The European Commission fined Gucci, Chloé and Loewe a combined €157 million ($182 million) for fixing resale prices, highlighting growing governance and antitrust risks for investors.
Key Takeaways
• The European Commission fined Gucci (Kering), Chloé (Richemont), and Loewe (LVMH) a combined €157 million ($182 million) for anti-competitive price-fixing across EU markets
• Price-fixing represents a governance and ethical risk, exposing weaknesses in oversight, compliance, and internal controls
• Investors should monitor governance controversies in real time to manage regulatory, reputational, and valuation risks within portfolios
What happened?
The European Commission has fined luxury brands owned by Kering [EPA: KER], Richemont [SIX: CFR], and LVMH [EPA: MC] a combined €157 million ($182 million) for anti-competitive pricing practices that restricted cross-border sales within the EU.
EU regulators determined that Gucci (Kering), Chloé (Richemont), and Loewe (LVMH) coordinated to control resale prices and restrict cross-border sales, breaching Article 101 of the Treaty on the Functioning of the European Union (TFEU).
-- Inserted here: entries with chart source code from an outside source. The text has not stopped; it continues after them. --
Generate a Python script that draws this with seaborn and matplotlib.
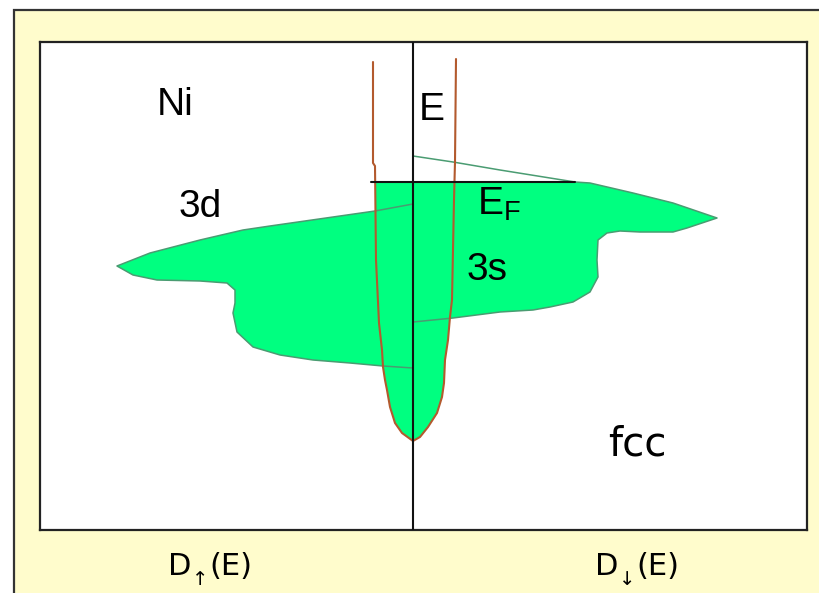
import matplotlib
matplotlib.use("Agg")
import matplotlib.pyplot as plt
from matplotlib.patches import Rectangle
import seaborn as sns

# Schematic density of states of fcc Ni.
# DOS: negative = spin up (left), positive = spin down (right).
# Energy measured from the Fermi level (arbitrary units).

# 3d band, spin up (fully below E_F)
d_up_dos = [0, -38, -143, -170, -213, -263, -296, -280, -256, -213, -186,
            -178, -178, -180, -176, -160, -133, -100, -63, -30, 0]
d_up_energy = [-22, -29, -44, -48, -58, -71, -84, -93, -98, -99, -101,
               -108, -121, -131, -150, -165, -173, -178, -181, -184, -186]

# 3d band, spin down (partly above E_F)
d_dn_dos = [0, 40, 87, 137, 162, 177, 220, 260, 304, 274, 260, 227, 207,
            194, 185, 184, 185, 177, 160, 137, 120, 87, 40, 0]
d_dn_energy = [26, 20, 12, 4, 0, -1, -11, -21, -36, -46, -50, -50, -49,
               -51, -58, -78, -95, -110, -120, -125, -128, -130, -136, -140]

# free-electron-like band (labelled 3s), drawn as a U-shaped curve
s_dos = [-40, -40, -38, -37, -34, -31, -30, -28, -26, -23, -18, -11, 0,
         7, 15, 24, 29, 31, 32, 35, 37, 39, 40, 41, 42, 43]
s_energy = [120, 19, 16, -78, -141, -168, -185, -198, -208, -225, -241, -251, -259,
            -255, -245, -231, -215, -201, -178, -158, -135, -118, -68, -18, 20, 123]

# Fermi level marker
fermi_dos = [-42, 162]
fermi_energy = [0, 0]

FILL = "#00ff80"
EDGE = "#4a9c72"
BROWN = "#b35a2e"
PANEL = "#fffccc"

sns.set_theme(style="white")
plt.rcParams["font.family"] = ["Liberation Sans", "DejaVu Sans"]
plt.rcParams["text.color"] = "black"
plt.rcParams["mathtext.fontset"] = "custom"
plt.rcParams["mathtext.rm"] = "Liberation Sans"
plt.rcParams["mathtext.it"] = "Liberation Sans"
plt.rcParams["mathtext.bf"] = "Liberation Sans:bold"

W, H = 819, 593
fig = plt.figure(figsize=(W / 100, H / 100), dpi=100)
fig.patch.set_facecolor("white")

# pale yellow panel behind the diagram
fig.patches.append(Rectangle((14 / W, -0.2), 1.2, (H - 10) / H + 0.2,
                             transform=fig.transFigure, facecolor=PANEL,
                             edgecolor="#333333", linewidth=1.6, zorder=0))

ax = fig.add_axes([40 / W, (H - 530) / H, 767 / W, 488 / H])
ax.set_facecolor("white")
ax.set_zorder(1)

below_ef = Rectangle((-500, -500), 1000, 500, transform=ax.transData)

# filled (occupied) states
for poly in ax.fill(s_dos, s_energy, color=FILL, lw=0, zorder=1):
    poly.set_clip_path(below_ef)
ax.fill(d_up_dos, d_up_energy, color=FILL, lw=0, zorder=1)
for poly in ax.fill(d_dn_dos, d_dn_energy, color=FILL, lw=0, zorder=1):
    poly.set_clip_path(below_ef)

# band outlines
sns.lineplot(x=d_up_dos, y=d_up_energy, sort=False, estimator=None,
             color=EDGE, lw=1.1, ax=ax, zorder=2)
sns.lineplot(x=d_dn_dos, y=d_dn_energy, sort=False, estimator=None,
             color=EDGE, lw=1.1, ax=ax, zorder=2)
sns.lineplot(x=s_dos, y=s_energy, sort=False, estimator=None,
             color=BROWN, lw=1.5, ax=ax, zorder=3)

# energy axis and Fermi level
ax.axvline(0, color="#111111", lw=1.5, zorder=4)
sns.lineplot(x=fermi_dos, y=fermi_energy, sort=False, estimator=None,
             color="#111111", lw=1.5, ax=ax, zorder=4)

ax.set_xlim(-373, 394)
ax.set_ylim(-348, 140)
ax.set_xticks([])
ax.set_yticks([])
ax.set_xlabel("")
ax.set_ylabel("")
for sp in ax.spines.values():
    sp.set_color("#222222")
    sp.set_linewidth(1.6)

big = 28
ax.text(-238, 67, "Ni", fontsize=big, ha="center", va="baseline", color="black")
ax.text(19, 62, "E", fontsize=big, ha="center", va="baseline", color="black")
ax.text(-213, -35, "3d", fontsize=big, ha="center", va="baseline", color="black")
ax.text(64, -33, r"E$_{\mathrm{F}}$", fontsize=big, ha="left", va="baseline", color="black")
ax.text(74, -98, "3s", fontsize=big, ha="center", va="baseline", color="black")
ax.text(224, -273, "fcc", fontsize=29, ha="center", va="baseline", color="black",
        family=["DejaVu Sans"])


def spin_label(x0, arrow):
    """D with a spin-arrow subscript followed by (E), placed in pixel units."""
    base = (H - 575) / H
    fig.text(x0 / W, base, "D", fontsize=22, ha="left", va="baseline",
             color="black", family=["DejaVu Sans"])
    fig.text((x0 + 32) / W, (H - 585) / H, arrow, fontsize=14, ha="center",
             va="baseline", color="black", family=["DejaVu Sans"])
    fig.text((x0 + 41) / W, base, "(E)", fontsize=22, ha="left", va="baseline",
             color="black", family=["DejaVu Sans"])


spin_label(168, "\u2191")
spin_label(595, "\u2193")

fig.savefig("out.png", dpi=100, facecolor=fig.get_facecolor())
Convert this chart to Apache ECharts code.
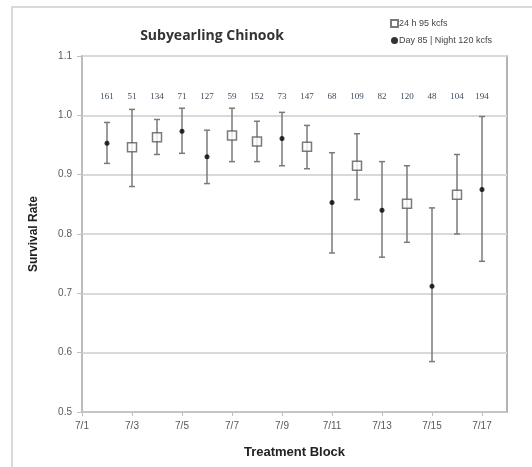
<!DOCTYPE html>
<html>
<head>
<meta charset="utf-8">
<script src="https://cdn.jsdelivr.net/npm/echarts@6/dist/echarts.min.js"></script>
<style>html,body{margin:0;padding:0;background:#fff}#c{width:532px;height:467px}</style>
</head>
<body>
<div id="c"></div>
<script>
const categories = ['7/1','7/2','7/3','7/4','7/5','7/6','7/7','7/8','7/9','7/10','7/11','7/12','7/13','7/14','7/15','7/16','7/17','7/18'];
const yTicks = [0.5, 0.6, 0.7, 0.8, 0.9, 1.0, 1.1];

const sqDates = ['7/3','7/4','7/7','7/8','7/10','7/12','7/14','7/16'];
const sqMean  = [0.946, 0.963, 0.966, 0.956, 0.947, 0.915, 0.851, 0.866];
const sqLow   = [0.880, 0.934, 0.922, 0.922, 0.910, 0.858, 0.786, 0.800];
const sqHigh  = [1.010, 0.993, 1.012, 0.990, 0.983, 0.969, 0.915, 0.934];

const dotDates = ['7/2','7/5','7/6','7/9','7/11','7/13','7/15','7/17'];
const dotMean  = [0.953, 0.973, 0.930, 0.961, 0.853, 0.840, 0.712, 0.875];
const dotLow   = [0.919, 0.936, 0.885, 0.915, 0.768, 0.761, 0.585, 0.754];
const dotHigh  = [0.988, 1.012, 0.975, 1.005, 0.937, 0.922, 0.844, 0.998];

const countDates = ['7/2','7/3','7/4','7/5','7/6','7/7','7/8','7/9','7/10','7/11','7/12','7/13','7/14','7/15','7/16','7/17'];
const counts = [161, 51, 134, 71, 127, 59, 152, 73, 147, 68, 109, 82, 120, 48, 104, 194];

const seriesNames = ['24 h 95 kcfs', 'Day 85 | Night 120 kcfs'];
const titleText = 'Subyearling Chinook';

const yMin = yTicks[0], yMax = yTicks[yTicks.length - 1];

function errData(dates, lo, hi) { return dates.map((d, i) => [d, lo[i], hi[i]]); }
function errRender(params, api) {
  const x = api.value(0);
  const a = api.coord([x, api.value(1)]);
  const b = api.coord([x, api.value(2)]);
  const w = 3;
  const st = { stroke: '#7a7a7a', lineWidth: 1.5 };
  return { type: 'group', children: [
    { type: 'line', shape: { x1: a[0], y1: a[1], x2: b[0], y2: b[1] }, style: st },
    { type: 'line', shape: { x1: a[0]-w, y1: a[1], x2: a[0]+w, y2: a[1] }, style: st },
    { type: 'line', shape: { x1: b[0]-w, y1: b[1], x2: b[0]+w, y2: b[1] }, style: st }
  ]};
}

const chart = echarts.init(document.getElementById('c'), null, { renderer: 'canvas' });
chart.setOption({
  animation: false,
  backgroundColor: '#fff',
  title: { text: titleText, left: 207, top: 24, textAlign: 'center',
    textStyle: { fontFamily: 'Open Sans', fontWeight: 'bold', fontSize: 14, color: '#333' } },
  legend: {
    orient: 'vertical', left: 385, top: 14, itemWidth: 7, itemHeight: 7, itemGap: 8, selectedMode: false,
    data: seriesNames, textStyle: { fontFamily: 'Liberation Sans', fontSize: 9, color: '#444', padding: [0,0,0,-4] }
  },
  graphic: [
    { type: 'rect', silent: true, shape: { x: 12, y: 7, width: 540, height: 480 }, style: { fill: 'none', stroke: '#d9d9d9', lineWidth: 2 }, z: -1 }
  ],
  grid: { left: 82, right: 25, top: 56, bottom: 55, show: true, borderColor: '#9a9a9a', borderWidth: 1.5 },
  xAxis: {
    type: 'category', data: categories, boundaryGap: false,
    name: 'Treatment Block', nameLocation: 'middle', nameGap: 34,
    nameTextStyle: { fontFamily: 'Liberation Sans', fontWeight: 'bold', fontSize: 13, color: '#222' },
    axisLine: { lineStyle: { color: '#bfbfbf', width: 1.5 } },
    axisTick: { show: true, length: 4, inside: false, interval: (i) => i % 2 === 0 && i < categories.length - 1, lineStyle: { color: '#bfbfbf' } },
    axisLabel: { interval: (i) => i % 2 === 0 && i < categories.length - 1, fontFamily: 'Liberation Sans', fontSize: 10, color: '#595959', margin: 9 },
    splitLine: { show: false }
  },
  yAxis: {
    type: 'value', min: yMin, max: yMax, interval: 0.1,
    name: 'Survival Rate', nameLocation: 'middle', nameGap: 42,
    nameTextStyle: { fontFamily: 'Liberation Sans', fontWeight: 'bold', fontSize: 12, color: '#222' },
    axisLine: { show: true, lineStyle: { color: '#bfbfbf', width: 1.5 } },
    axisTick: { show: true, length: 5, lineStyle: { color: '#bfbfbf' } },
    axisLabel: { formatter: (v) => v.toFixed(1), fontFamily: 'Liberation Sans', fontSize: 10, color: '#595959', margin: 10 },
    splitLine: { show: true, lineStyle: { color: '#d9d9d9', width: 2 } }
  },
  series: [
    { type: 'custom', name: 'err1', silent: true, renderItem: errRender, data: errData(sqDates, sqLow, sqHigh), encode: { x: 0, y: [1, 2] }, z: 2 },
    { type: 'custom', name: 'err2', silent: true, renderItem: errRender, data: errData(dotDates, dotLow, dotHigh), encode: { x: 0, y: [1, 2] }, z: 2 },
    { type: 'custom', name: 'counts', silent: true, data: countDates.map((d, i) => [d, counts[i]]), encode: { x: 0 },
      renderItem: (params, api) => {
        const p = api.coord([api.value(0), yMax]);
        return { type: 'text', x: p[0], y: p[1] + 41,
          style: { text: String(api.value(1)), fill: '#3d4a5c', font: '9px "Liberation Serif"', textAlign: 'center', textVerticalAlign: 'middle' } };
      }, z: 3 },
    { type: 'scatter', name: seriesNames[0], silent: true, data: sqDates.map((d, i) => [d, sqMean[i]]),
      symbol: 'rect', symbolSize: 9, itemStyle: { color: '#fff', borderColor: '#5a5a5a', borderWidth: 1.5 }, z: 5 },
    { type: 'scatter', name: seriesNames[1], silent: true, data: dotDates.map((d, i) => [d, dotMean[i]]),
      symbol: 'circle', symbolSize: 5, itemStyle: { color: '#000' }, z: 5 }
  ]
});
</script>
</body>
</html>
By preventing distributors from offering lower prices in other member states, the brands artificially maintained high retail prices for consumers.
Fine breakdown:
Gucci - owned by Kering [EPA: KER] - €119.7 million
Chloé - owned by Richemont [SIX: CFR] - €19.7 million
Loewe - owned by LVMH [EPA: MC] - €18 million
Total: €157 million ($182 million)
Why price-fixing is an ESG risk factor
Price-fixing is more than a competition law breach - it signals governance and ethical failures that erode investor trust.
From an ESG perspective, these actions reveal:
• Governance weaknesses - inadequate oversight and compliance controls
• Ethical lapses - poor accountability within senior management
• Risk-management gaps - limited monitoring of distribution and pricing conduct
Anti-competitive behaviour undermines market integrity and transparency, core principles of sustainable corporate governance.
Why this matters (for managers)
For asset managers, ESG analysts and all investment professionals, governance controversies of this kind carry clear implications:
• Financial impact - fines and legal expenses affect earnings and cash flow
• Reputational damage - brand equity and consumer trust can be weakened
• Regulatory pressure - heightened scrutiny can raise compliance costs
• Portfolio exposure - governance failures can drive ESG rating downgrades and valuation risk
Monitoring governance-related controversies in real time helps investors anticipate market response and manage exposure before value erosion occurs.